Permanent spousal support, also known as alimony, is when a payment is made by the spouse with better financial standing or the ability to support the spouse in a lesser financial standing for a period of time. California law dictates that spousal support be determined by a court after careful review of numerous factors. Common factors include: the length of the marriage, the incomes and ages of each spouse, the marital standard of living during the marriage, and the assets available to each party after the divorce is final. An attorney can provide you with further information as you work to determine necessary spousal support.

Length of Spousal Support

The court determines the duration of spousal support. The court determines this by following certain general equitable principals and guidelines most often set forth and determined by common law case histories.

General Rule

A general rule of thumb is that spousal support lasts for half the length of a less than 10 years long marriage.
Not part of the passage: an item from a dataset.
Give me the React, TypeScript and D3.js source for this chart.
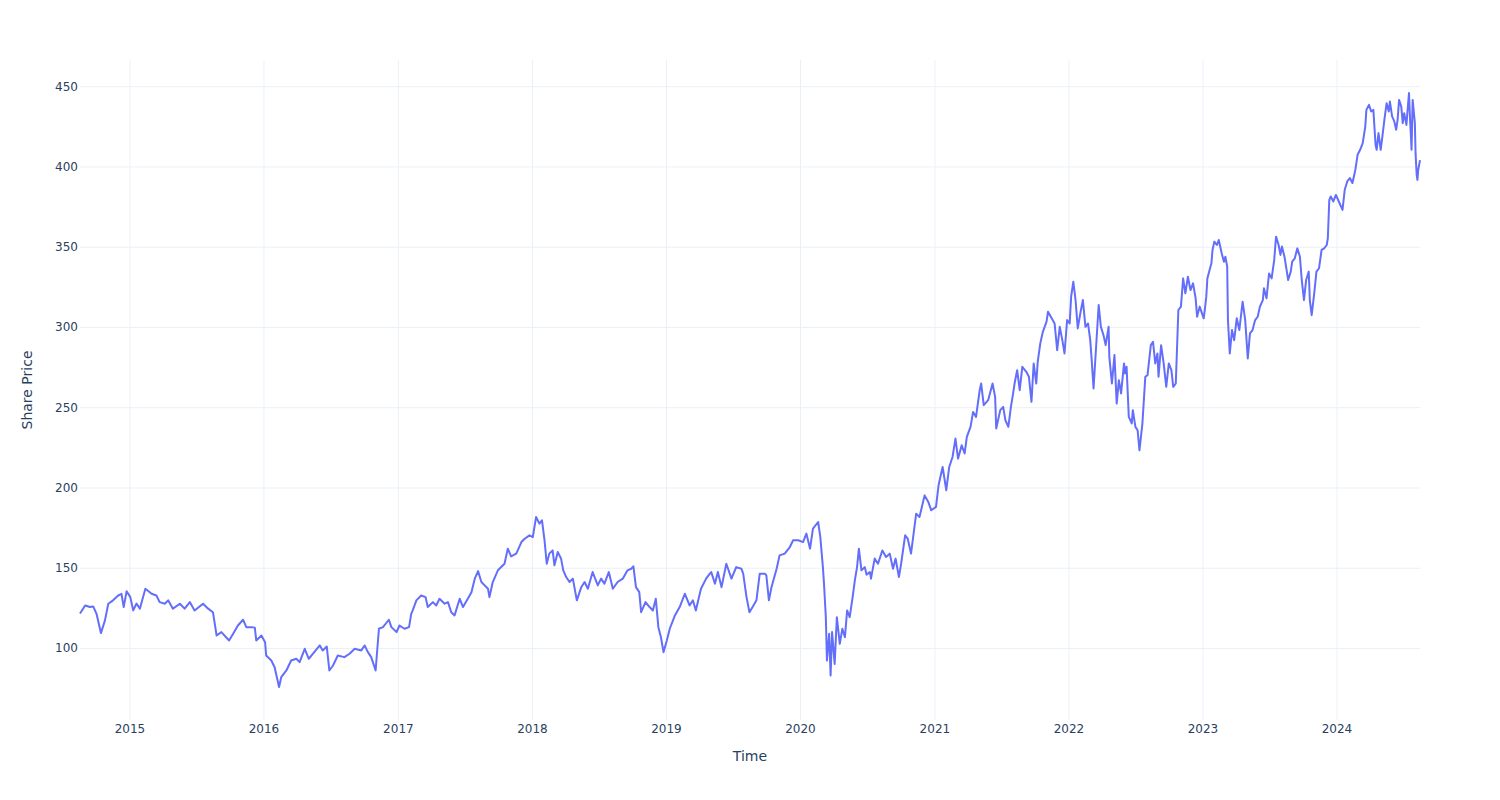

In longer marriages, the court will not determine the duration of the alimony. Rather, the burden falls to the party who pays to prove that spousal support will not be needed at some point in time in the future.

1990s Duration of Alimony

The duration of alimony was linked to a transition period from married to single life in the late 1990s. Circumstances vary from case to case, but the courts rarely favor “lifetime support.”

One appellate court put it this way:

“As recognized by our Supreme Court, the public policy of this state has progressed from one which entitled some women to lifelong alimony as a condition of the marital contract of support, to one that entitles either spouse to post-dissolution support for only so long as is necessary to become self-supporting.”